**ITEMS:**
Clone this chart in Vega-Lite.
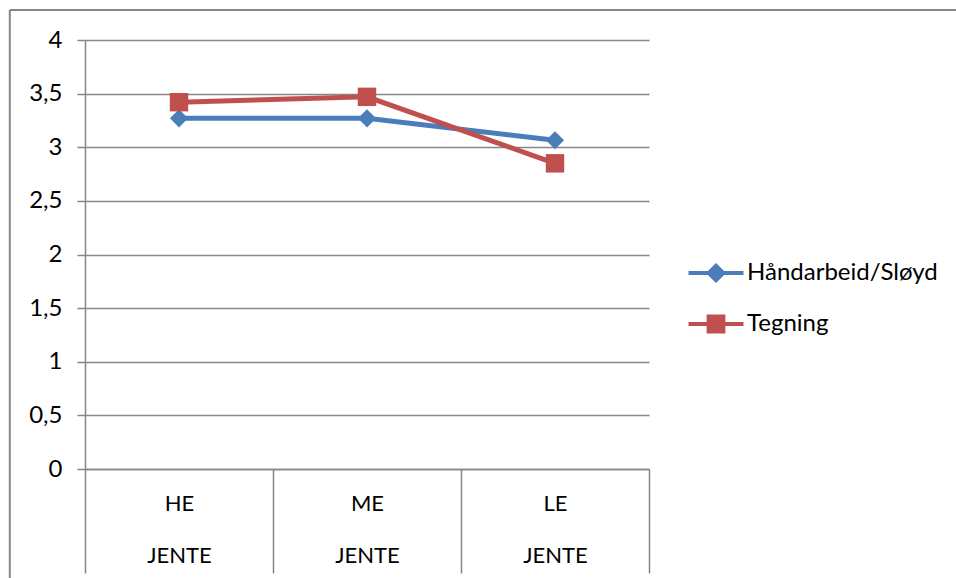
{
  "$schema": "https://vega.github.io/schema/vega-lite/v6.json",
  "width": 564,
  "height": 429,
  "autosize": {"type": "none"},
  "padding": {"left": 85, "top": 40, "right": 307, "bottom": 109},
  "background": "white",
  "config": {"view": {"stroke": null}, "font": "Lato"},
  "data": {
    "values": [
      {"level": "HE", "series": "Håndarbeid/Sløyd", "value": 3.27},
      {"level": "ME", "series": "Håndarbeid/Sløyd", "value": 3.27},
      {"level": "LE", "series": "Håndarbeid/Sløyd", "value": 3.065},
      {"level": "HE", "series": "Tegning", "value": 3.42},
      {"level": "ME", "series": "Tegning", "value": 3.47},
      {"level": "LE", "series": "Tegning", "value": 2.85}
    ]
  },
  "layer": [
    {
      "data": {"values": [{"frame": "border"}]},
      "layer": [
        {
          "mark": {"type": "rule", "color": "#868686", "strokeWidth": 2, "clip": false},
          "encoding": {
            "x": {"datum": -0.4, "type": "quantitative", "scale": {"domain": [0, 3], "nice": false, "zero": false}, "axis": null},
            "x2": {"datum": 6},
            "y": {"datum": 4.28, "type": "quantitative", "scale": {"domain": [0, 4], "nice": false}, "axis": null}
          }
        },
        {
          "mark": {"type": "rule", "color": "#868686", "strokeWidth": 2, "clip": false},
          "encoding": {
            "x": {"datum": -0.4, "type": "quantitative", "scale": {"domain": [0, 3], "nice": false, "zero": false}, "axis": null},
            "y": {"datum": 4.28, "type": "quantitative", "scale": {"domain": [0, 4], "nice": false}, "axis": null},
            "y2": {"datum": -2}
          }
        }
      ]
    },
    {
      "encoding": {
        "x": {
          "field": "level",
          "type": "nominal",
          "sort": ["HE", "ME", "LE"],
          "bandPosition": 0.5,
          "scale": {"type": "band", "paddingInner": 0, "paddingOuter": 0},
          "axis": {
            "title": null,
            "tickBand": "extent",
            "tickSize": 104,
            "tickWidth": 1.5,
            "tickColor": "#868686",
            "domainColor": "#868686",
            "domainWidth": 1.5,
            "labelExpr": "datum.label ? [datum.label, 'JENTE'] : ''",
            "labelLineHeight": 52,
            "labelBaseline": "top",
            "labelPadding": -80,
            "labelFontSize": 22,
            "labelColor": "black",
            "labelAngle": 0
          }
        },
        "y": {
          "field": "value",
          "type": "quantitative",
          "scale": {"domain": [0, 4], "nice": false},
          "axis": {
            "title": null,
            "values": [0, 0.5, 1, 1.5, 2, 2.5, 3, 3.5, 4],
            "tickSize": 8,
            "tickWidth": 1.5,
            "tickColor": "#868686",
            "domainColor": "#868686",
            "domainWidth": 1.5,
            "grid": true,
            "gridColor": "#868686",
            "gridWidth": 1.5,
            "labelPadding": 15,
            "labelFontSize": 24,
            "labelColor": "black",
            "labelExpr": "replace(format(datum.value, '~g'), '.', ',')"
          }
        },
        "color": {
          "field": "series",
          "type": "nominal",
          "sort": ["Håndarbeid/Sløyd", "Tegning"],
          "scale": {"domain": ["Håndarbeid/Sløyd", "Tegning"], "range": ["#4A7EBB", "#C0504D"]},
          "legend": {
            "title": null,
            "orient": "none",
            "legendX": 607.5,
            "legendY": 209.5,
            "symbolSize": 2209,
            "labelOffset": 7.5,
            "labelFontSize": 24,
            "labelLimit": 400,
            "labelColor": "black",
            "labelBaseline": "middle",
            "rowPadding": 15,
            "encode": {
              "symbols": {
                "update": {
                  "shape": {"signal": "datum.value === 'Tegning' ? 'M-1.17,-0.085L-0.4,-0.085L-0.4,-0.4L0.4,-0.4L0.4,-0.085L1.17,-0.085L1.17,0.085L0.4,0.085L0.4,0.4L-0.4,0.4L-0.4,0.085L-1.17,0.085Z' : 'M-1.17,-0.085L-0.345,-0.085L0,-0.43L0.345,-0.085L1.17,-0.085L1.17,0.085L0.345,0.085L0,0.43L-0.345,0.085L-1.17,0.085Z'"},
                  "fill": {"signal": "datum.value === 'Tegning' ? '#C0504D' : '#4A7EBB'"},
                  "stroke": {"value": null},
                  "strokeWidth": {"value": 0},
                  "opacity": {"value": 1},
                  "fillOpacity": {"value": 1}
                }
              }
            }
          }
        }
      },
      "layer": [
        {"mark": {"type": "line", "strokeWidth": 5}},
        {
          "transform": [{"filter": "datum.series === 'Håndarbeid/Sløyd'"}],
          "mark": {"type": "point", "filled": true, "opacity": 1, "shape": "diamond", "size": 330}
        },
        {
          "transform": [{"filter": "datum.series === 'Tegning'"}],
          "mark": {"type": "point", "filled": true, "opacity": 1, "shape": "square", "size": 340}
        }
      ]
    }
  ],
  "resolve": {"scale": {"x": "independent", "y": "independent"}}
}
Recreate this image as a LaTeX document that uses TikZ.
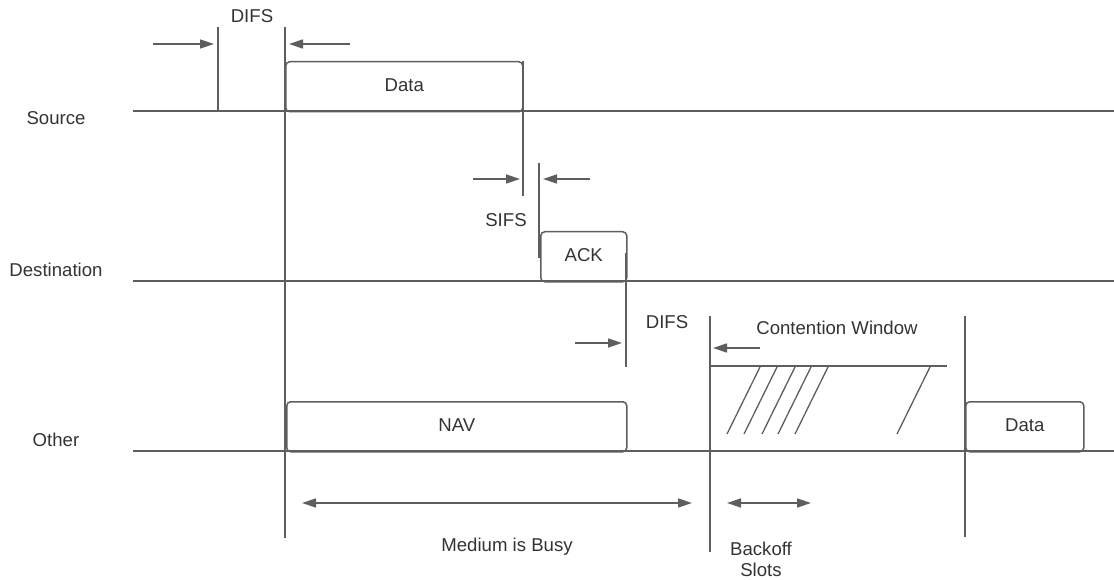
\documentclass[tikz,border=0pt]{standalone}
\usepackage{fontspec}
\setmainfont{Liberation Sans}
\usetikzlibrary{arrows.meta}
\definecolor{ln}{HTML}{5E5E5E}
\definecolor{tx}{HTML}{333333}
\begin{document}
\begin{tikzpicture}[x=1pt,y=-1pt,
  line/.style={draw=ln,line width=1.5pt},
  hatch/.style={draw=ln,line width=1.3pt},
  txt/.style={text=tx,font=\fontsize{18.6}{22}\selectfont,inner sep=0pt,text height=13.4pt,text depth=0pt},
  frame/.style={txt,text depth=3pt,draw=ln,line width=1.5pt,rounded corners=4pt,anchor=north west,minimum height=50pt},
  tip/.style={-{Triangle[length=14pt,width=9pt]}},
  both/.style={{Triangle[length=14pt,width=9pt]}-{Triangle[length=14pt,width=9pt]}},
  ]
\useasboundingbox (0,0) rectangle (1114,580);

% station time lines
\coordinate (srcL) at (133,111);  \coordinate (srcR) at (1114,111);
\coordinate (dstL) at (133,281);  \coordinate (dstR) at (1114,281);
\coordinate (othL) at (133,451);  \coordinate (othR) at (1114,451);
\draw[line] (srcL) -- (srcR);
\draw[line] (dstL) -- (dstR);
\draw[line] (othL) -- (othR);

\node[txt] (lsrc) at (56,118) {Source};
\node[txt] (ldst) at (56,270) {Destination};
\node[txt] (loth) at (56,440) {Other};

% frames
\node[frame,minimum width=237pt] (data1) at (285,61) {Data};
\node[frame,minimum width=86pt] (ack) at (540,231) {ACK};
\node[frame,minimum width=340pt] (nav) at (286,401) {NAV};
\node[frame,minimum width=118pt] (data2) at (965,401) {Data};

% vertical markers
\coordinate (m1t) at (218,27);  \coordinate (m1b) at (218,111);
\coordinate (m2t) at (285,27);  \coordinate (m2b) at (285,538);
\coordinate (m3t) at (523,61);  \coordinate (m3b) at (523,196);
\coordinate (m4t) at (539,163); \coordinate (m4b) at (539,258);
\coordinate (m5t) at (626,253); \coordinate (m5b) at (626,367);
\coordinate (m6t) at (710,316); \coordinate (m6b) at (710,552);
\coordinate (m7t) at (965,316); \coordinate (m7b) at (965,537);
\foreach \m in {m1,m2,m3,m4,m5,m6,m7}
  \draw[line] (\m t) -- (\m b);

% contention window
\coordinate (cwL) at (710,366); \coordinate (cwR) at (947,366);
\draw[line] (cwL) -- (cwR);
\foreach \xt in {760,777,795,811,828,930}
  \draw[hatch] (\xt,367) -- (\xt-33,434);

% interval arrows
\coordinate (a1s) at (153,44);  \coordinate (a1e) at (214,44);
\coordinate (a2s) at (350,44);  \coordinate (a2e) at (289,44);
\coordinate (a3s) at (473,179); \coordinate (a3e) at (520,179);
\coordinate (a4s) at (590,179); \coordinate (a4e) at (543,179);
\coordinate (a5s) at (575,343); \coordinate (a5e) at (622,343);
\coordinate (a6s) at (760,348); \coordinate (a6e) at (713,348);
\foreach \a in {a1,a2,a3,a4,a5,a6}
  \draw[line,tip] (\a s) -- (\a e);

\coordinate (busyL) at (302,503); \coordinate (busyR) at (692,503);
\coordinate (slotL) at (727,503); \coordinate (slotR) at (811,503);
\draw[line,both] (busyL) -- (busyR);
\draw[line,both] (slotL) -- (slotR);

% labels
\node[txt] (difs1) at (252,16) {DIFS};
\node[txt] (sifs) at (506,220) {SIFS};
\node[txt] (difs2) at (667,322) {DIFS};
\node[txt] (cw) at (837,328) {Contention Window};
\node[txt] (busy) at (507,545) {Medium is Busy};
\node[txt] (backoff) at (761,549) {Backoff};
\node[txt] (slots) at (761,570) {Slots};
\end{tikzpicture}
\end{document}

**TASK INSTRUCTIONS:**
Transcribe only the lines from the line holding "Recreate this image" through the line holding "width=118pt] (data2) at", inclusive, without any of the pictures.

**ANSWER TO THE EXERCISE:**
Recreate this image as a LaTeX document that uses TikZ.
\documentclass[tikz,border=0pt]{standalone}
\usepackage{fontspec}
\setmainfont{Liberation Sans}
\usetikzlibrary{arrows.meta}
\definecolor{ln}{HTML}{5E5E5E}
\definecolor{tx}{HTML}{333333}
\begin{document}
\begin{tikzpicture}[x=1pt,y=-1pt,
  line/.style={draw=ln,line width=1.5pt},
  hatch/.style={draw=ln,line width=1.3pt},
  txt/.style={text=tx,font=\fontsize{18.6}{22}\selectfont,inner sep=0pt,text height=13.4pt,text depth=0pt},
  frame/.style={txt,text depth=3pt,draw=ln,line width=1.5pt,rounded corners=4pt,anchor=north west,minimum height=50pt},
  tip/.style={-{Triangle[length=14pt,width=9pt]}},
  both/.style={{Triangle[length=14pt,width=9pt]}-{Triangle[length=14pt,width=9pt]}},
  ]
\useasboundingbox (0,0) rectangle (1114,580);

% station time lines
\coordinate (srcL) at (133,111);  \coordinate (srcR) at (1114,111);
\coordinate (dstL) at (133,281);  \coordinate (dstR) at (1114,281);
\coordinate (othL) at (133,451);  \coordinate (othR) at (1114,451);
\draw[line] (srcL) -- (srcR);
\draw[line] (dstL) -- (dstR);
\draw[line] (othL) -- (othR);

\node[txt] (lsrc) at (56,118) {Source};
\node[txt] (ldst) at (56,270) {Destination};
\node[txt] (loth) at (56,440) {Other};

% frames
\node[frame,minimum width=237pt] (data1) at (285,61) {Data};
\node[frame,minimum width=86pt] (ack) at (540,231) {ACK};
\node[frame,minimum width=340pt] (nav) at (286,401) {NAV};
\node[frame,minimum width=118pt] (data2) at (965,401) {Data};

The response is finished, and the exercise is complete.